Blame Supply Chain For Downturn

GRAND RAPIDS — Nationwide, the perception of the manufacturing industry is one of bare and vacant factories, displaced workers on the breadline and a combined realization that its time has passed.

John Layden, president and CEO of Time Compression Strategies Inc., doesn’t see it that way.

A keynote speaker of the Second Annual Midwest Supply Chain Conference at SteelcaseUniversity, the laser pointer-wielding Layden ticked off the headlines: 200,000 manufacturing jobs lost in Michigan and millions more lost nationwide; steady manufacturing relocation to a fill-in-the-blank list of Third World countries; replacement of “good” jobs by low-paying service sector jobs.

He cited an editorial a year ago in the Indianapolis Star claiming that the root of his home state’s problems was a reliance on manufacturing. It was the industry hit first and hardest, and the only solution was to recruit high-tech, next-generation companies.

“They got a number of things wrong,” Layden said. “First off, the hardest hit was high tech. The first thing to fall was semiconductors, and that industry still hasn’t pulled out.”

Traditional manufacturing is 80 percent of the Indiana economy, he noted, parallel to the Michigan economy.

“It’ll take a long time to replace 80 percent,” Layden said. “And by way, 50 years from now, high tech will be traditional manufacturing. If traditional manufacturing doesn’t succeed, our states don’t succeed. End of discussion.”

The strongest argument against the future of manufacturing has been the recent job loss, he said, but U.S. manufacturing employment actually peaked in 1979. Productivity gains have been driving employment down for 25 years.

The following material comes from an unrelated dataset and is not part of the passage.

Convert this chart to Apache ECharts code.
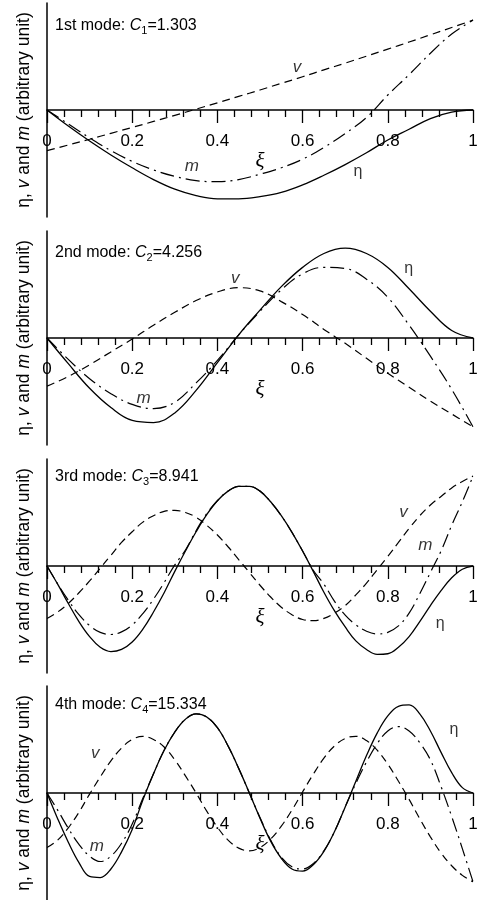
<!DOCTYPE html>
<html>
<head>
<meta charset="utf-8">
<script src="https://cdn.jsdelivr.net/npm/echarts@6/dist/echarts.min.js"></script>
<style>
html,body{margin:0;padding:0;background:#fff;}
#c{width:485px;height:900px;}
</style>
</head>
<body>
<div id="c"></div>
<script>
// ---- data ----
const xiCoarse = [0,0.05,0.1,0.15,0.2,0.25,0.3,0.35,0.4,0.45,0.5,0.55,0.6,0.65,0.7,0.75,0.8,0.85,0.9,0.95,1];
const xiFine = [0,0.025,0.05,0.075,0.1,0.125,0.15,0.175,0.2,0.225,0.25,0.275,0.3,0.325,0.35,0.375,0.4,0.425,0.45,0.475,0.5,
                0.525,0.55,0.575,0.6,0.625,0.65,0.675,0.7,0.725,0.75,0.775,0.8,0.825,0.85,0.875,0.9,0.925,0.95,0.975,1];
const xTickLabels = ['0','0.2','0.4','0.6','0.8','1'];
const modeNames = ['1st','2nd','3rd','4th'];
const modeC = ['1.303','4.256','8.941','15.334'];

// mode 1 (sampled on xiCoarse)
const eta1 = [0,-0.15,-0.29,-0.42,-0.54,-0.65,-0.74,-0.80,-0.83,-0.83,-0.81,-0.77,-0.70,-0.61,-0.51,-0.40,-0.28,-0.18,-0.08,-0.02,0];
const v1   = [-0.38,-0.327,-0.273,-0.218,-0.163,-0.107,-0.05,0.008,0.067,0.127,0.187,0.249,0.311,0.375,0.438,0.503,0.569,0.635,0.703,0.771,0.84];
const m1   = [0,-0.13,-0.26,-0.38,-0.48,-0.56,-0.62,-0.66,-0.67,-0.65,-0.60,-0.54,-0.46,-0.35,-0.22,-0.07,0.14,0.33,0.53,0.71,0.84];

// mode 2 (sampled on xiCoarse)
const eta2 = [0,-0.24,-0.47,-0.65,-0.77,-0.79,-0.70,-0.49,-0.23,0.03,0.26,0.48,0.66,0.79,0.84,0.79,0.66,0.46,0.25,0.07,0];
const v2   = [-0.45,-0.36,-0.25,-0.13,-0.01,0.12,0.24,0.35,0.43,0.47,0.44,0.34,0.22,0.08,-0.05,-0.19,-0.33,-0.46,-0.59,-0.71,-0.83];
const m2   = [0,-0.20,-0.38,-0.52,-0.62,-0.66,-0.60,-0.42,-0.21,0.03,0.25,0.45,0.60,0.66,0.65,0.55,0.38,0.12,-0.17,-0.48,-0.83];

// mode 3 (sampled on xiFine)
const eta3 = [0,-0.17,-0.35,-0.52,-0.66,-0.76,-0.80,-0.78,-0.71,-0.59,-0.43,-0.25,-0.05,0.14,0.32,0.48,0.61,0.70,0.745,0.745,0.70,
              0.60,0.47,0.315,0.14,-0.05,-0.245,-0.42,-0.57,-0.70,-0.78,-0.825,-0.82,-0.76,-0.66,-0.52,-0.37,-0.23,-0.11,-0.03,0];
const v3   = [-0.49,-0.43,-0.35,-0.25,-0.14,-0.02,0.10,0.22,0.32,0.41,0.47,0.51,0.52,0.50,0.455,0.38,0.29,0.18,0.06,-0.06,-0.18,
              -0.29,-0.385,-0.455,-0.50,-0.51,-0.49,-0.44,-0.37,-0.27,-0.16,-0.035,0.09,0.22,0.35,0.47,0.57,0.65,0.73,0.79,0.84];
const m3   = [0,-0.167,-0.32,-0.455,-0.556,-0.62,-0.64,-0.616,-0.55,-0.445,-0.31,-0.155,0.01,0.15,0.33,0.49,0.61,0.70,0.745,0.745,0.70,
              0.60,0.47,0.315,0.14,-0.04,-0.17,-0.33,-0.46,-0.55,-0.61,-0.635,-0.62,-0.56,-0.44,-0.26,-0.06,0.14,0.38,0.60,0.84];

// mode 4 (sampled on xiFine)
const eta4 = [0,-0.24,-0.46,-0.65,-0.78,-0.79,-0.71,-0.55,-0.34,-0.065,0.18,0.40,0.57,0.69,0.74,0.71,0.61,0.44,0.23,0,-0.235,
              -0.45,-0.61,-0.71,-0.73,-0.67,-0.545,-0.36,-0.13,0.11,0.35,0.56,0.72,0.81,0.823,0.74,0.58,0.38,0.19,0.05,0];
const v4   = [-0.51,-0.44,-0.325,-0.18,-0.01,0.15,0.30,0.42,0.50,0.53,0.50,0.43,0.31,0.16,0,-0.17,-0.32,-0.44,-0.515,-0.54,-0.51,
              -0.43,-0.31,-0.16,0.01,0.175,0.325,0.44,0.51,0.53,0.49,0.40,0.27,0.11,-0.06,-0.24,-0.41,-0.56,-0.68,-0.77,-0.83];
const m4   = [0,-0.16,-0.33,-0.48,-0.59,-0.64,-0.59,-0.47,-0.29,-0.05,0.18,0.40,0.57,0.69,0.74,0.71,0.61,0.44,0.23,0,-0.23,
              -0.44,-0.60,-0.69,-0.71,-0.66,-0.54,-0.36,-0.13,0.09,0.29,0.46,0.58,0.62,0.58,0.47,0.31,0.06,-0.22,-0.52,-0.83];

const xiAll = [xiCoarse, xiCoarse, xiFine, xiFine];
const etaAll = [eta1, eta2, eta3, eta4];
const vAll = [v1, v2, v3, v4];
const mAll = [m1, m2, m3, m4];

// curve label anchors (data coordinates): [xi, value, text]
const curveLabels = [
  [[0.587, 0.40, 'v'], [0.34, -0.53, 'm'], [0.73, -0.58, 'η']],
  [[0.442, 0.56, 'v'], [0.227, -0.56, 'm'], [0.849, 0.65, 'η']],
  [[0.837, 0.50, 'v'], [0.888, 0.19, 'm'], [0.923, -0.54, 'η']],
  [[0.113, 0.37, 'v'], [0.117, -0.50, 'm'], [0.955, 0.59, 'η']]
];

// ---- layout / style ----
const FONT = 'Liberation Sans, Arial, sans-serif';
const gridTops = [3, 231, 459, 686];
const gridH = 214;
const titleTops = [16, 243, 467, 695];

const grids = [], xAxes = [], yAxes = [], series = [], titles = [];
for (let i = 0; i < 4; i++) {
  grids.push({left: 47, right: 12, top: gridTops[i], height: gridH, outerBoundsMode: 'none', containLabel: false});
  xAxes.push({
    type: 'value', gridIndex: i, min: 0, max: 1, interval: 0.2,
    position: 'bottom', offset: -gridH / 2,
    axisLine: {show: true, onZero: false, lineStyle: {color: '#000', width: 1.5}},
    axisTick: {show: true, length: 13, lineStyle: {color: '#000', width: 1.3}},
    minorTick: {show: true, splitNumber: 5, length: 7, lineStyle: {color: '#000', width: 1.3}},
    splitLine: {show: false}, minorSplitLine: {show: false},
    axisLabel: {color: '#000', fontSize: 17, fontFamily: FONT, margin: 23,
      formatter: v => xTickLabels[Math.round(v / 0.2)]},
    name: 'ξ', nameLocation: 'middle', nameGap: 35,
    nameTextStyle: {color: '#000', fontSize: 21, fontStyle: 'italic', fontFamily: 'Liberation Serif, DejaVu Serif, serif'}
  });
  yAxes.push({
    type: 'value', gridIndex: i, min: -1, max: 1,
    axisLine: {show: true, onZero: false, lineStyle: {color: '#000', width: 1.5}},
    axisTick: {show: false}, axisLabel: {show: false}, splitLine: {show: false},
    name: '{n|η, }{i|v}{n| and }{i|m}{n| (arbitrary unit)}',
    nameLocation: 'middle', nameGap: 14, nameRotate: 90,
    nameTextStyle: {color: '#000', fontFamily: FONT, fontSize: 17.5,
      rich: {n: {fontSize: 17.5, fontFamily: FONT, color: '#000'},
             i: {fontSize: 17.5, fontFamily: FONT, fontStyle: 'italic', color: '#000'}}}
  });
  const xs = xiAll[i];
  const mk = (arr) => xs.map((x, k) => [x, arr[k]]);
  series.push({type: 'line', xAxisIndex: i, yAxisIndex: i, data: mk(etaAll[i]), smooth: 0.4,
    showSymbol: false, lineStyle: {color: '#000', width: 1.3, type: 'solid'}, z: 3});
  series.push({type: 'line', xAxisIndex: i, yAxisIndex: i, data: mk(vAll[i]), smooth: 0.4,
    showSymbol: false, lineStyle: {color: '#000', width: 1.2, type: [8, 5]}, z: 3});
  series.push({type: 'line', xAxisIndex: i, yAxisIndex: i, data: mk(mAll[i]), smooth: 0.4,
    showSymbol: false, lineStyle: {color: '#000', width: 1.2, type: [14, 5, 2, 5]}, z: 3});
  series.push({type: 'scatter', xAxisIndex: i, yAxisIndex: i, symbolSize: 1,
    itemStyle: {color: 'rgba(0,0,0,0)'}, silent: true, z: 5,
    data: curveLabels[i].map(l => ({value: [l[0], l[1]],
      label: {show: true, position: 'inside', formatter: l[2], color: '#000', fontFamily: FONT,
        fontSize: l[2] === 'η' ? 16 : 17, fontStyle: l[2] === 'η' ? 'normal' : 'italic'}}))
  });
  titles.push({
    left: 55, top: titleTops[i], padding: 0,
    text: '{a|' + modeNames[i] + ' mode: }{i|C}{s|' + (i + 1) + '}{a|=' + modeC[i] + '}',
    textStyle: {fontWeight: 'normal', rich: {
      a: {fontSize: 16, fontFamily: FONT, color: '#000', fontWeight: 'normal', lineHeight: 20},
      i: {fontSize: 16, fontFamily: FONT, color: '#000', fontWeight: 'normal', fontStyle: 'italic', lineHeight: 20},
      s: {fontSize: 11, fontFamily: FONT, color: '#000', fontWeight: 'normal', verticalAlign: 'bottom', lineHeight: 10}
    }}
  });
}

const chart = echarts.init(document.getElementById('c'), null, {renderer: 'canvas'});
chart.setOption({
  animation: false,
  backgroundColor: '#fff',
  title: titles,
  grid: grids,
  xAxis: xAxes,
  yAxis: yAxes,
  series: series
});
</script>
</body>
</html>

As a percentage of Gross Domestic Product, both manufacturing and durable-goods manufacturing has held steady since World War II.

“We just came out of a recession — at least we’re informed we did,” he said. “The fact is that this was a recession caused by supply chain behavior, and there are some new rules in today’s economy.”

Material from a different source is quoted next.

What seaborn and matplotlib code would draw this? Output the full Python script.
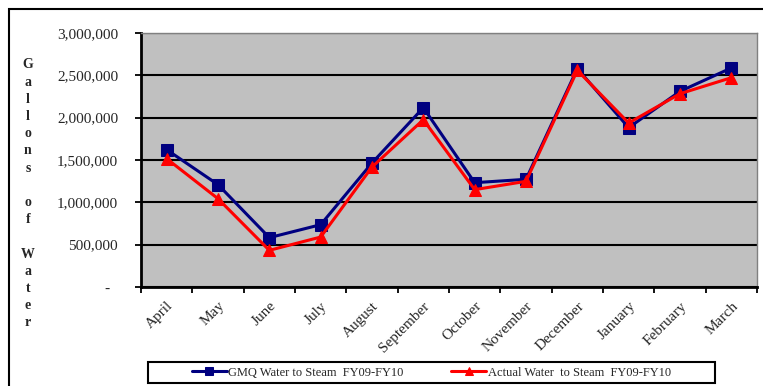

He suggested first changing the metrics by which the economy is measured.

Rather than adding up all parts of the supply chain together, the only meaningful macroeconomic metric is at the very end. Since 1992, sales within the combined retail and food service sectors grew from $170 billion to $300 billion a month in 2005.

Layden traced the graph with his red dot. While far from a straight line, there weren’t any noticeable dips.

“Show me where the recession is. There isn’t any,” he said, “except for the little blip right there where 9-11 had a profound effect on retail, but it was offset by a surge in October. It completely corrected itself.”

It wasn’t such a rosy picture further back on the supply chain, however.

Through most of the ’90s, the retail economy grew at a 5 percent rate. But in the 18 months leading into 2000, that pace grew to 9 percent.

“A completely unsustainable growth rate in retail sales,” Layden said. “Recall in 1999 how manufacturers were scrambling to keep up. We couldn’t keep parts and couldn’t hire people.”

Three months into the new millennium, retail sales slowed to a 4 percent growth rate, where it stayed until 2003.

Apparently, manufacturers didn’t hear about the slowdown for another 14 months. The value of shipments kept rising for over a year. Capacity continued to grow for a solid year. The inventory-to-sales ratio was out of control for two years.

Layden compared this to a graph of the 50-year U.S. economy.

“There was little instability until 1981, 1982,” he noted, pointing at a series of spikes and dips that continue to this day. “That’s when we started to implement concepts of ‘pull systems’ we were learning from Japan. By using inventory as a signal, we’ve destabilized the economy.”

When measuring inventory, a retailer’s 10 percent sales spike can translate to a 35 percent increase in the size of the OEM’s order from the distributor. The OEM responds with a 51 percent increase to suppliers.

Y2K was the biggest sell-off of inventory in history, Layden said, and the direct cause of the recession.

“Systems that use inventory as a signal will always behave like this,” he said.

While lean manufacturing is valuable as a means of streamlining assets and improving efficiency, Layden said, it is rarely effective as an information source. Most of the problems facing the manufacturing sector today are a direct result of decisions made using lean metrics.

One problem, he said, is that delayed shipping provides no savings to the supply chain; it just pushes the costs of inventory further up the chain.

Instead, manufacturers should concentrate on the supply chain as a single entity, concentrating on visibility, velocity and synchronization. Rather than ship often and on a regular schedule, shipments should be varied and responsive to the end-user.

Also, job losses in manufacturing are not historically significant. While Michigan was losing 13 percent of its manufacturing base, China lost 15 percent. Since 1992, 344 million jobs have been created nationally, while only 320 million were lost.

“Outsourcing is natural and there are plenty of other jobs around,” Layden said. “Outsourcing works, off-shoring usually doesn’t. Manufacturing is very competitive and Michigan manufacturing is not at risk, but no company is secure unless it plays by the new rules.”

Some industries, like tooling, will continue to be hurt by offshore competition.

“For suppliers that don’t add cost in the supply chain, the industry will always seek the low-cost solution.”